Before we query this database, let’s use jq
to pretty print the first entry in the database to show the structure of the records with the command jq '.prizes[0]' NobelPrizes.json
:
{
"year": "2023",
"category": "chemistry",
"laureates": [
{
"id": "1029",
"firstname": "Moungi",
"surname": "Bawendi",
"motivation": "\"for the discovery and synthesis of quantum dots\"",
"share": "3"
},
{
"id": "1030",
"firstname": "Louis",
"surname": "Brus",
"motivation": "\"for the discovery and synthesis of quantum dots\"",
"share": "3"
},
{
"id": "1031",
"firstname": "Aleksey",
"surname": "Yekimov",
"motivation": "\"for the discovery and synthesis of quantum dots\"",
"share": "3"
}
]
}
Now, let’s use a complex jq filter to extract just the number of recipients for each prize in 2023 with the command:
jq '[.prizes[] | select (.year == "2023") | {prize: .category, numRecipients: (.laureates|length)}]' NobelPrizes.json
This produces the JSON:
[
{
"prize": "chemistry",
"numRecipients": 3
},
{
"prize": "economics",
"numRecipients": 1
},
{
"prize": "literature",
"numRecipients": 1
},
{
"prize": "peace",
"numRecipients": 1
},
{
"prize": "physics",
"numRecipients": 3
},
{
"prize": "medicine",
"numRecipients": 2
}
]
Notice that we have not only filtered the data set down to just the records we are interested in, we have transformed those records into entirely new records that contain just two key-value pairs each, where none of the keys existed in the original data, and one of the values is copied directly, and the other computed.

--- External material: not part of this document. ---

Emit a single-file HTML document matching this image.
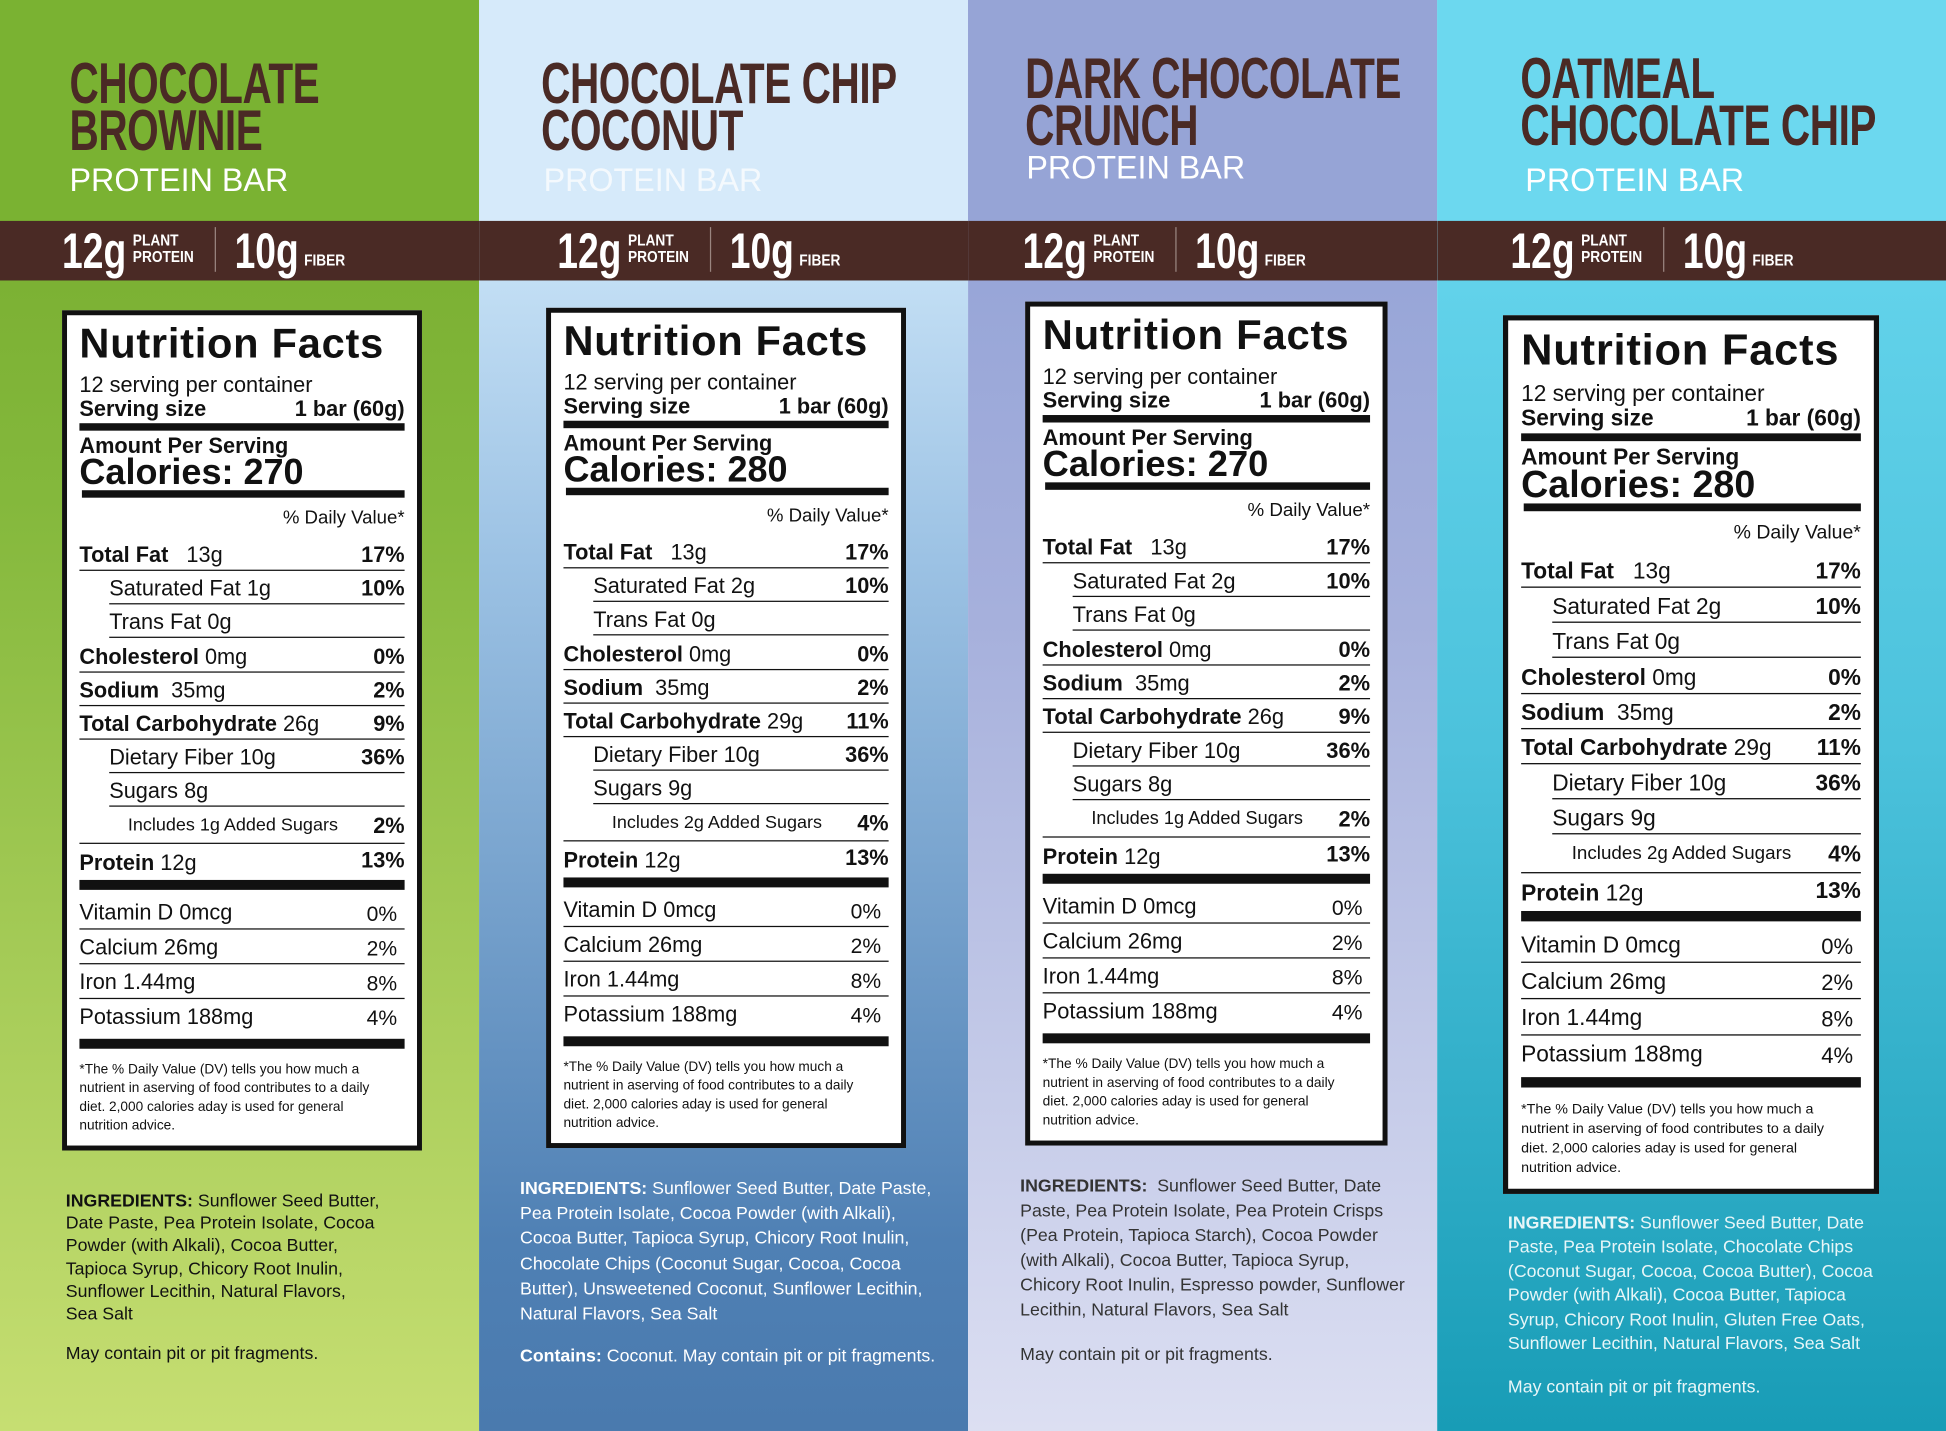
<!DOCTYPE html>
<html><head><meta charset="utf-8">
<style>
html,body{margin:0;padding:0;width:1946px;height:1431px;overflow:hidden;background:#fff}
#w{position:absolute;left:0;top:0;width:1568px;height:1153px;transform:scale(1.2411);transform-origin:0 0;font-family:"Liberation Sans",sans-serif}
.p{position:absolute;top:0;height:1153px;overflow:hidden}
.hd{position:absolute;left:0;right:0;top:0;height:178px}
.band{position:absolute;left:0;right:0;top:178px;height:48px;background:#4a2a25}
.t{position:absolute;font-weight:bold;color:#4a2a25;font-size:46px;line-height:38px;transform:scaleX(.71);transform-origin:0 0;white-space:nowrap;letter-spacing:-0.5px}
.sub{position:absolute;color:#fff;font-size:26px;white-space:nowrap}
.b{position:absolute;color:#fff;font-weight:bold;white-space:nowrap;top:178px;height:48px}
.b .n{position:absolute;top:3px;font-size:40px;transform:scaleX(.75);transform-origin:0 0}
.b .s{position:absolute;font-size:13px;line-height:13px;top:9px;transform:scaleX(.85);transform-origin:0 0}
.b .d{position:absolute;top:5px;width:1px;height:36px;background:#9a8580}
.lab{position:absolute;width:282px;height:669px;border:4px solid #111;background:#fff;transform-origin:0 0;color:#111}
.lab div{position:absolute;white-space:nowrap}
.ing{position:absolute;font-size:14.3px;line-height:18.2px}
</style></head><body><div id="w">

<div class="p" style="left:0;width:386px;background:linear-gradient(#7cb134 226px,#84b83c 400px,#c6de72 1153px)">
 <div class="hd" style="background:#7ab232"></div><div class="band"></div>
 <div class="t" style="left:56px;top:48px">CHOCOLATE<br>BROWNIE</div>
 <div class="sub" style="left:56px;top:130px">PROTEIN BAR</div>
</div>
<div class="p" style="left:386px;width:394px;background:linear-gradient(#c2def4 226px,#9cc2e4 450px,#4f80b4 1000px,#4a7aae 1153px)">
 <div class="hd" style="background:#d6eafa"></div><div class="band"></div>
 <div class="t" style="left:50px;top:48px">CHOCOLATE CHIP<br>COCONUT</div>
 <div class="sub" style="left:52px;top:130px;color:#f4f9fd">PROTEIN BAR</div>
</div>
<div class="p" style="left:780px;width:378px;background:linear-gradient(#98a6d8 226px,#a6b0dc 500px,#dcdff2 1153px)">
 <div class="hd" style="background:#96a4d6"></div><div class="band"></div>
 <div class="t" style="left:46px;top:44px">DARK CHOCOLATE<br>CRUNCH</div>
 <div class="sub" style="left:47px;top:120px">PROTEIN BAR</div>
</div>
<div class="p" style="left:1158px;width:410px;background:linear-gradient(#62d2ea 226px,#4cc2dc 600px,#189cb6 1153px)">
 <div class="hd" style="background:#6cd8ef"></div><div class="band"></div>
 <div class="t" style="left:67px;top:44px">OATMEAL<br>CHOCOLATE CHIP</div>
 <div class="sub" style="left:71px;top:130px">PROTEIN BAR</div>
</div>

<div id="bands"></div>
<div id="labs"></div>

<div class="ing" style="left:53px;top:959px;color:#111"><b>INGREDIENTS:</b> Sunflower Seed Butter,<br>Date Paste, Pea Protein Isolate, Cocoa<br>Powder (with Alkali), Cocoa Butter,<br>Tapioca Syrup, Chicory Root Inulin,<br>Sunflower Lecithin, Natural Flavors,<br>Sea Salt<br><div style="position:static;margin-top:14px">May contain pit or pit fragments.</div></div>
<div class="ing" style="left:419px;top:948px;color:#fff;line-height:20.2px"><b>INGREDIENTS:</b> Sunflower Seed Butter, Date Paste,<br>Pea Protein Isolate, Cocoa Powder (with Alkali),<br>Cocoa Butter, Tapioca Syrup, Chicory Root Inulin,<br>Chocolate Chips (Coconut Sugar, Cocoa, Cocoa<br>Butter), Unsweetened Coconut, Sunflower Lecithin,<br>Natural Flavors, Sea Salt<br><div style="position:static;margin-top:14px"><b>Contains:</b> Coconut. May contain pit or pit fragments.</div></div>
<div class="ing" style="left:822px;top:946px;color:#333;line-height:20px"><b>INGREDIENTS:</b>&nbsp; Sunflower Seed Butter, Date<br>Paste, Pea Protein Isolate, Pea Protein Crisps<br>(Pea Protein, Tapioca Starch), Cocoa Powder<br>(with Alkali), Cocoa Butter, Tapioca Syrup,<br>Chicory Root Inulin, Espresso powder, Sunflower<br>Lecithin, Natural Flavors, Sea Salt<br><div style="position:static;margin-top:16px">May contain pit or pit fragments.</div></div>
<div class="ing" style="left:1215px;top:977px;color:#e8f6f8;line-height:19.4px"><b>INGREDIENTS:</b> Sunflower Seed Butter, Date<br>Paste, Pea Protein Isolate, Chocolate Chips<br>(Coconut Sugar, Cocoa, Cocoa Butter), Cocoa<br>Powder (with Alkali), Cocoa Butter, Tapioca<br>Syrup, Chicory Root Inulin, Gluten Free Oats,<br>Sunflower Lecithin, Natural Flavors, Sea Salt<br><div style="position:static;margin-top:16px">May contain pit or pit fragments.</div></div>

</div>
<script>
var bx=[50,449,824,1217];
var h='';
bx.forEach(function(x){
 h+='<div class="b" style="left:'+x+'px"><span class="n" style="left:0">12g</span><span class="s" style="left:57px">PLANT<br>PROTEIN</span><span class="d" style="left:123px"></span><span class="n" style="left:139px">10g</span><span class="s" style="left:195px;top:25px">FIBER</span></div>';
});
document.getElementById('bands').innerHTML=h;

var data=[
 {x:50,y:250,cal:270,sat:1,carb:26,cp:'9%',sug:8,add:1,ap:'2%'},
 {x:440,y:248,cal:280,sat:2,carb:29,cp:'11%',sug:9,add:2,ap:'4%'},
 {x:826,y:243,cal:270,sat:2,carb:26,cp:'9%',sug:8,add:1,ap:'2%'},
 {x:1211,y:254,cal:280,sat:2,carb:29,cp:'11%',sug:9,add:2,ap:'4%'}
];
var L='';
data.forEach(function(d){
 var o='';
 function t(l,top,html,st){o+='<div style="left:'+l+'px;top:'+top+'px;'+(st||'')+'">'+html+'</div>';}
 function r(top,html,st){o+='<div style="right:10px;top:'+top+'px;'+(st||'')+'">'+html+'</div>';}
 function ln(l,top,hh){o+='<div style="left:'+l+'px;right:10px;top:'+top+'px;height:'+hh+'px;background:#111"></div>';}
 t(10,5,'Nutrition Facts','font-weight:bold;font-size:33.5px;letter-spacing:0.6px');
 t(10,46,'12 serving per container','font-size:17.5px');
 t(10,65,'Serving size','font-size:17.5px;font-weight:bold');
 r(65,'1 bar (60g)','font-size:17.5px;font-weight:bold');
 ln(10,87,6);
 t(10,95,'Amount Per Serving','font-size:17.5px;font-weight:bold');
 t(10,111,'Calories: '+d.cal,'font-size:29px;font-weight:bold');
 ln(12,141,6);
 r(155,'% Daily Value*','font-size:15px');
 var rows=[
  [0,'<b>Total Fat</b>&nbsp;&nbsp; 13g','17%'],
  [24,'Saturated Fat '+d.sat+'g','10%'],
  [24,'Trans Fat 0g',''],
  [0,'<b>Cholesterol</b> 0mg','0%'],
  [0,'<b>Sodium</b>&nbsp; 35mg','2%'],
  [0,'<b>Total Carbohydrate</b> '+d.carb+'g',d.cp],
  [24,'Dietary Fiber 10g','36%'],
  [24,'Sugars '+d.sug+'g','']
 ];
 rows.forEach(function(rw,i){
  var top=183+i*27.2;
  t(10+rw[0], top, rw[1],'font-size:17.5px');
  if(rw[2]) r(top,'<b>'+rw[2]+'</b>','font-size:17.5px');
  ln(10+(i>=1&&i<=2?rw[0]:(i>=6?rw[0]:0)),top+22,1);
 });
 t(49,403,'Includes '+d.add+'g Added Sugars','font-size:14.5px');
 r(401,'<b>'+d.ap+'</b>','font-size:17.5px');
 ln(10,425,1);
 t(10,431,'<b>Protein</b> 12g','font-size:17.5px');
 r(429,'<b>13%</b>','font-size:17.5px');
 ln(10,455,8);
 [['Vitamin D 0mcg','0%'],['Calcium 26mg','2%'],['Iron 1.44mg','8%'],['Potassium 188mg','4%']].forEach(function(v,i){
  var top=471+i*28;
  t(10,top,v[0],'font-size:17.5px');
  o+='<div style="right:16px;top:'+(top+2)+'px;font-size:17px">'+v[1]+'</div>';
  if(i<3) ln(10,top+23,1);
 });
 ln(10,583,8);
 t(10,601,'*The % Daily Value (DV) tells you how much a<br>nutrient in aserving of food contributes to a daily<br>diet. 2,000 calories aday is used for general<br>nutrition advice.','font-size:11px;line-height:15px');
 var sx=(d.x==1211?303/290:(d.x==826?292/290:1)), sy=(d.x==1211?708/677:(d.x==826?680/677:1));
 L+='<div class="lab" style="left:'+d.x+'px;top:'+d.y+'px;transform:scale('+sx+','+sy+')">'+o+'</div>';
});
document.getElementById('labs').innerHTML=L;
</script>
</body></html>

We could achieve the same results with a JavaScript function, but it would take us a lot more code than that dense but powerful jq filter!
Pretty Printing JSON with jq
Let’s finish this first instalment by looking at some useful options for controlling how jq
pretty-prints JSON.
To see these different flags in action, you can use the wonderful free weather API at wttr.in
.
To see the current weather conditions where you are in jq'
default pretty-printed format use the command:
curl -s 'http://wttr.in/?format=j1' | jq '.current_condition[0]'
As you can see, by default, when outputting to a terminal, jq
will uses syntax highlighting in its output, i.e. it will add colours to the text, you can disable that behaviour with the --monochrome-output
or -M
option:
curl -s 'http://wttr.in/?format=j1' | jq '.current_condition[0]' -M
The jq
command also defaults to spreading the output across multiple lines, you can stop it doing that with the --compact-output
or -c
flag:
curl -s 'http://wttr.in/?format=j1' | jq '.current_condition[0]' -c
Finally, by default jq
uses two spaces as the indent, you can use tabs instead with the --tab
flag:
curl -s 'http://wttr.in/?format=j1' | jq '.current_condition[0]' --tab
Or, you can use a different number of spaces with the --indent
option:
curl -s 'http://wttr.in/?format=j1' | jq '.current_condition[0]' --indent 4
Final Thoughts
Hopefully I’ve whetted your appetite for the jq
command and its powerful filter syntax. So far we’ve only looked at one of the commands uses in detail — pretty-printing JSON, in the next instalment we’ll move on to using the jq language to extract specific pieces of information from a JSON string, and then we’ll move onto the most powerful and complex part of all, transforming data with jq.